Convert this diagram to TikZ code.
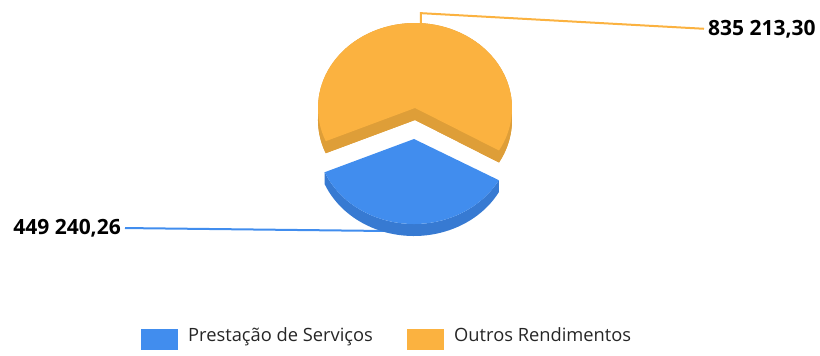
\documentclass[tikz,border=0pt]{standalone}
\usepackage{fontspec}
\setmainfont{Open Sans}
\usetikzlibrary{calc}
\definecolor{servblue}{RGB}{65,141,238}
\definecolor{servside}{RGB}{55,122,210}
\definecolor{outrorange}{RGB}{251,178,64}
\definecolor{outrside}{RGB}{222,158,56}
\tikzset{
  valuelabel/.style={font=\fontsize{21}{24}\selectfont\bfseries, inner sep=0pt},
  legendtext/.style={font=\fontsize{18.3}{21}\selectfont, text=black!85, inner sep=0pt,
    anchor=west, text height=0.75em, text depth=0.25em},
  legendbox/.style={minimum width=37pt, minimum height=21pt, inner sep=0pt},
  leader/.style={line width=2pt},
}
\begin{document}
\begin{tikzpicture}[x=1pt,y=1pt]
\useasboundingbox (0,0) rectangle (820,356);
% apexes of the two slices, top face and bottom face
\coordinate (otop) at (415,248);
\coordinate (obot) at (415,236);
\coordinate (btop) at (414,217);
\coordinate (bbot) at (414,205);
\path (otop) ++(-30:97 and 85) coordinate (oR);
\path (otop) ++(203:97 and 85) coordinate (oL);
\path (btop) ++(203:97 and 85) coordinate (bL);
\path (btop) ++(331:97 and 85) coordinate (bR);
\path (otop) ++(86.5:97 and 85) coordinate (otip);
\path (btop) ++(262:97 and 85) coordinate (bedge);
\coordinate (bwall) at ($(bedge)+(0,-8)$);
% value labels
\node[valuelabel, anchor=west] (olabel) at (708,327) {835 213,30};
\node[valuelabel, anchor=east] (blabel) at (121,128) {449 240,26};
\draw[leader, outrorange, shorten >=4pt] (otip) -- ++(0,10) -- (olabel.west);
\draw[leader, servblue, shorten <=4pt] (blabel.east) -- (bwall);
% Outros Rendimentos
\fill[outrside] (obot) -- ++(-30:97 and 85) arc[start angle=-30, end angle=203, x radius=97, y radius=85] -- cycle;
\fill[outrside] (oR) arc[start angle=-30, end angle=203, x radius=97, y radius=85]
  -- ++(0,-12) arc[start angle=203, end angle=-30, x radius=97, y radius=85] -- cycle;
\fill[outrside] (otop) -- (oL) -- ++(0,-12) -- (obot) -- cycle;
\fill[outrside] (otop) -- (oR) -- ++(0,-12) -- (obot) -- cycle;
\fill[outrorange] (otop) -- (oR) arc[start angle=-30, end angle=203, x radius=97, y radius=85] -- cycle;
% Prestacao de Servicos
\fill[servside] (bL) arc[start angle=203, end angle=331, x radius=97, y radius=85]
  -- ++(0,-12) arc[start angle=331, end angle=203, x radius=97, y radius=85] -- cycle;
\fill[servblue] (btop) -- (bL) arc[start angle=203, end angle=331, x radius=97, y radius=85] -- cycle;
% legend
\node[legendbox, fill=servblue] (leg1box) at (159,16.5) {};
\node[legendtext] (leg1txt) at (188,16.5) {Prestação de Serviços};
\node[legendbox, fill=outrorange] (leg2box) at (425.5,16.5) {};
\node[legendtext] (leg2txt) at (454,16.5) {Outros Rendimentos};
\end{tikzpicture}
\end{document}
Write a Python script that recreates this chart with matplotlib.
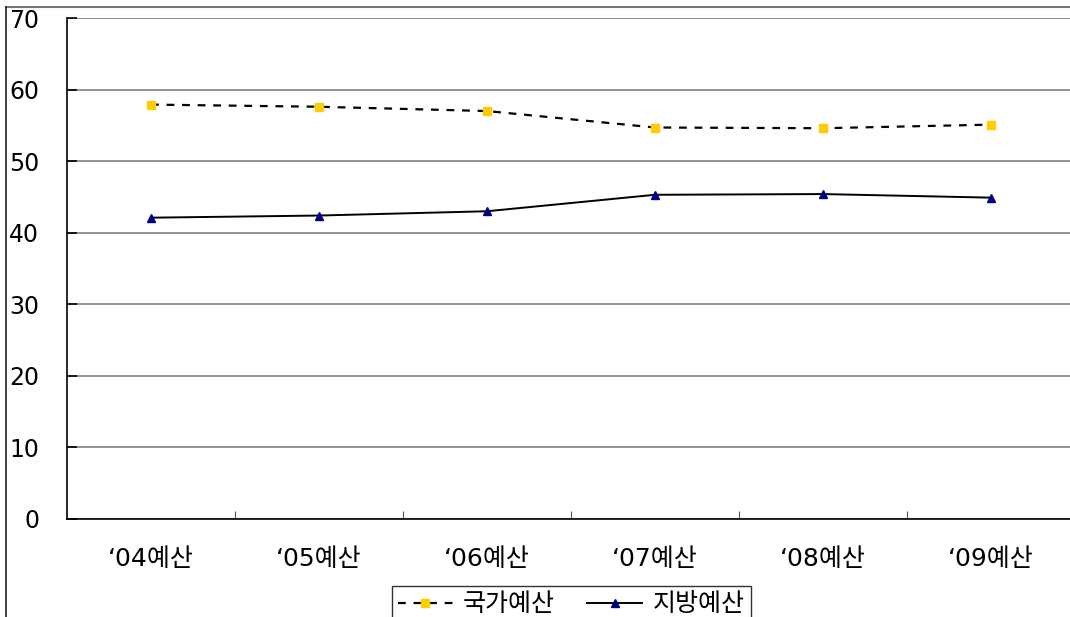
import matplotlib
matplotlib.use("Agg")
import matplotlib.pyplot as plt
from matplotlib.lines import Line2D

# digits and quote from DejaVu (wider, closer to the source), hangul falls back to Noto
plt.rcParams["font.family"] = ["DejaVu Sans", "Noto Sans CJK KR"]

categories = ["‘04예산", "‘05예산", "‘06예산", "‘07예산", "‘08예산", "‘09예산"]
national = [57.9, 57.6, 57.0, 54.7, 54.6, 55.1]
local = [42.1, 42.4, 43.0, 45.3, 45.4, 44.9]
y_ticks = [0, 10, 20, 30, 40, 50, 60, 70]

W, H = 1070, 617
fig = plt.figure(figsize=(W / 100, H / 100), dpi=100)
fig.patch.set_facecolor("white")

# plot area runs a little past the right edge of the picture, as in the source
ax = fig.add_axes([67 / W, 1 - 519 / H, (1075 - 67) / W, (519 - 18) / H])

x = list(range(len(categories)))
ax.plot(x, national, color="black", lw=1.6, linestyle=(0, (3.5, 3.5)),
        marker="s", markersize=6, markerfacecolor="#FFCC00", markeredgecolor="#FFCC00",
        label="국가예산", zorder=3)
ax.plot(x, local, color="black", lw=1.4,
        marker="^", markersize=6, markerfacecolor="#000080", markeredgecolor="#000080",
        label="지방예산", zorder=3)

ax.set_xlim(-0.5, len(categories) - 0.5)
ax.set_ylim(0, 70)
ax.set_yticks(y_ticks)
ax.set_yticklabels([str(v) for v in y_ticks])
ax.yaxis.grid(True, color="#808080", lw=1.2)
ax.set_axisbelow(True)

ax.set_xticks([i + 0.5 for i in range(len(categories) - 1)])
ax.set_xticklabels([])
ax.set_xticks(x, minor=True)
ax.set_xticklabels(categories, minor=True)
ax.tick_params(axis="x", which="major", direction="in", length=6, color="#555555")
ax.tick_params(axis="x", which="minor", length=0, pad=20, labelsize=18)
ax.tick_params(axis="y", direction="in", length=7, width=1.2, pad=20, labelsize=17)

for side in ["top", "right"]:
    ax.spines[side].set_visible(False)
for side in ["left", "bottom"]:
    ax.spines[side].set_color("black")
    ax.spines[side].set_linewidth(1.2)

# outer frame of the source picture (top and left edges)
fig.add_artist(Line2D([6 / W, 1], [1 - 7 / H, 1 - 7 / H], color="#777777", lw=1.5))
fig.add_artist(Line2D([6 / W, 6 / W], [0, 1 - 7 / H], color="#222222", lw=1.2))

leg = fig.legend(loc="upper center", bbox_to_anchor=(571 / W, 1 - 586 / H), ncol=2,
                 fontsize=18, frameon=True, fancybox=False, handlelength=2.2,
                 handletextpad=0.4, columnspacing=1.3, borderpad=0.25, borderaxespad=0)
leg.get_frame().set_edgecolor("black")
leg.get_frame().set_linewidth(1.0)

fig.savefig("out.png", dpi=100)
plt.close(fig)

● **Given instruction**
Every record above should be written out again without change, except that the pictures are left out.

● **Finished task**
Convert this diagram to TikZ code.
\documentclass[tikz,border=0pt]{standalone}
\usepackage{fontspec}
\setmainfont{Open Sans}
\usetikzlibrary{calc}
\definecolor{servblue}{RGB}{65,141,238}
\definecolor{servside}{RGB}{55,122,210}
\definecolor{outrorange}{RGB}{251,178,64}
\definecolor{outrside}{RGB}{222,158,56}
\tikzset{
  valuelabel/.style={font=\fontsize{21}{24}\selectfont\bfseries, inner sep=0pt},
  legendtext/.style={font=\fontsize{18.3}{21}\selectfont, text=black!85, inner sep=0pt,
    anchor=west, text height=0.75em, text depth=0.25em},
  legendbox/.style={minimum width=37pt, minimum height=21pt, inner sep=0pt},
  leader/.style={line width=2pt},
}
\begin{document}
\begin{tikzpicture}[x=1pt,y=1pt]
\useasboundingbox (0,0) rectangle (820,356);
% apexes of the two slices, top face and bottom face
\coordinate (otop) at (415,248);
\coordinate (obot) at (415,236);
\coordinate (btop) at (414,217);
\coordinate (bbot) at (414,205);
\path (otop) ++(-30:97 and 85) coordinate (oR);
\path (otop) ++(203:97 and 85) coordinate (oL);
\path (btop) ++(203:97 and 85) coordinate (bL);
\path (btop) ++(331:97 and 85) coordinate (bR);
\path (otop) ++(86.5:97 and 85) coordinate (otip);
\path (btop) ++(262:97 and 85) coordinate (bedge);
\coordinate (bwall) at ($(bedge)+(0,-8)$);
% value labels
\node[valuelabel, anchor=west] (olabel) at (708,327) {835 213,30};
\node[valuelabel, anchor=east] (blabel) at (121,128) {449 240,26};
\draw[leader, outrorange, shorten >=4pt] (otip) -- ++(0,10) -- (olabel.west);
\draw[leader, servblue, shorten <=4pt] (blabel.east) -- (bwall);
% Outros Rendimentos
\fill[outrside] (obot) -- ++(-30:97 and 85) arc[start angle=-30, end angle=203, x radius=97, y radius=85] -- cycle;
\fill[outrside] (oR) arc[start angle=-30, end angle=203, x radius=97, y radius=85]
  -- ++(0,-12) arc[start angle=203, end angle=-30, x radius=97, y radius=85] -- cycle;
\fill[outrside] (otop) -- (oL) -- ++(0,-12) -- (obot) -- cycle;
\fill[outrside] (otop) -- (oR) -- ++(0,-12) -- (obot) -- cycle;
\fill[outrorange] (otop) -- (oR) arc[start angle=-30, end angle=203, x radius=97, y radius=85] -- cycle;
% Prestacao de Servicos
\fill[servside] (bL) arc[start angle=203, end angle=331, x radius=97, y radius=85]
  -- ++(0,-12) arc[start angle=331, end angle=203, x radius=97, y radius=85] -- cycle;
\fill[servblue] (btop) -- (bL) arc[start angle=203, end angle=331, x radius=97, y radius=85] -- cycle;
% legend
\node[legendbox, fill=servblue] (leg1box) at (159,16.5) {};
\node[legendtext] (leg1txt) at (188,16.5) {Prestação de Serviços};
\node[legendbox, fill=outrorange] (leg2box) at (425.5,16.5) {};
\node[legendtext] (leg2txt) at (454,16.5) {Outros Rendimentos};
\end{tikzpicture}
\end{document}
Write a Python script that recreates this chart with matplotlib.
import matplotlib
matplotlib.use("Agg")
import matplotlib.pyplot as plt
from matplotlib.lines import Line2D

# digits and quote from DejaVu (wider, closer to the source), hangul falls back to Noto
plt.rcParams["font.family"] = ["DejaVu Sans", "Noto Sans CJK KR"]

categories = ["‘04예산", "‘05예산", "‘06예산", "‘07예산", "‘08예산", "‘09예산"]
national = [57.9, 57.6, 57.0, 54.7, 54.6, 55.1]
local = [42.1, 42.4, 43.0, 45.3, 45.4, 44.9]
y_ticks = [0, 10, 20, 30, 40, 50, 60, 70]

W, H = 1070, 617
fig = plt.figure(figsize=(W / 100, H / 100), dpi=100)
fig.patch.set_facecolor("white")

# plot area runs a little past the right edge of the picture, as in the source
ax = fig.add_axes([67 / W, 1 - 519 / H, (1075 - 67) / W, (519 - 18) / H])

x = list(range(len(categories)))
ax.plot(x, national, color="black", lw=1.6, linestyle=(0, (3.5, 3.5)),
        marker="s", markersize=6, markerfacecolor="#FFCC00", markeredgecolor="#FFCC00",
        label="국가예산", zorder=3)
ax.plot(x, local, color="black", lw=1.4,
        marker="^", markersize=6, markerfacecolor="#000080", markeredgecolor="#000080",
        label="지방예산", zorder=3)

ax.set_xlim(-0.5, len(categories) - 0.5)
ax.set_ylim(0, 70)
ax.set_yticks(y_ticks)
ax.set_yticklabels([str(v) for v in y_ticks])
ax.yaxis.grid(True, color="#808080", lw=1.2)
ax.set_axisbelow(True)

ax.set_xticks([i + 0.5 for i in range(len(categories) - 1)])
ax.set_xticklabels([])
ax.set_xticks(x, minor=True)
ax.set_xticklabels(categories, minor=True)
ax.tick_params(axis="x", which="major", direction="in", length=6, color="#555555")
ax.tick_params(axis="x", which="minor", length=0, pad=20, labelsize=18)
ax.tick_params(axis="y", direction="in", length=7, width=1.2, pad=20, labelsize=17)

for side in ["top", "right"]:
    ax.spines[side].set_visible(False)
for side in ["left", "bottom"]:
    ax.spines[side].set_color("black")
    ax.spines[side].set_linewidth(1.2)

# outer frame of the source picture (top and left edges)
fig.add_artist(Line2D([6 / W, 1], [1 - 7 / H, 1 - 7 / H], color="#777777", lw=1.5))
fig.add_artist(Line2D([6 / W, 6 / W], [0, 1 - 7 / H], color="#222222", lw=1.2))

leg = fig.legend(loc="upper center", bbox_to_anchor=(571 / W, 1 - 586 / H), ncol=2,
                 fontsize=18, frameon=True, fancybox=False, handlelength=2.2,
                 handletextpad=0.4, columnspacing=1.3, borderpad=0.25, borderaxespad=0)
leg.get_frame().set_edgecolor("black")
leg.get_frame().set_linewidth(1.0)

fig.savefig("out.png", dpi=100)
plt.close(fig)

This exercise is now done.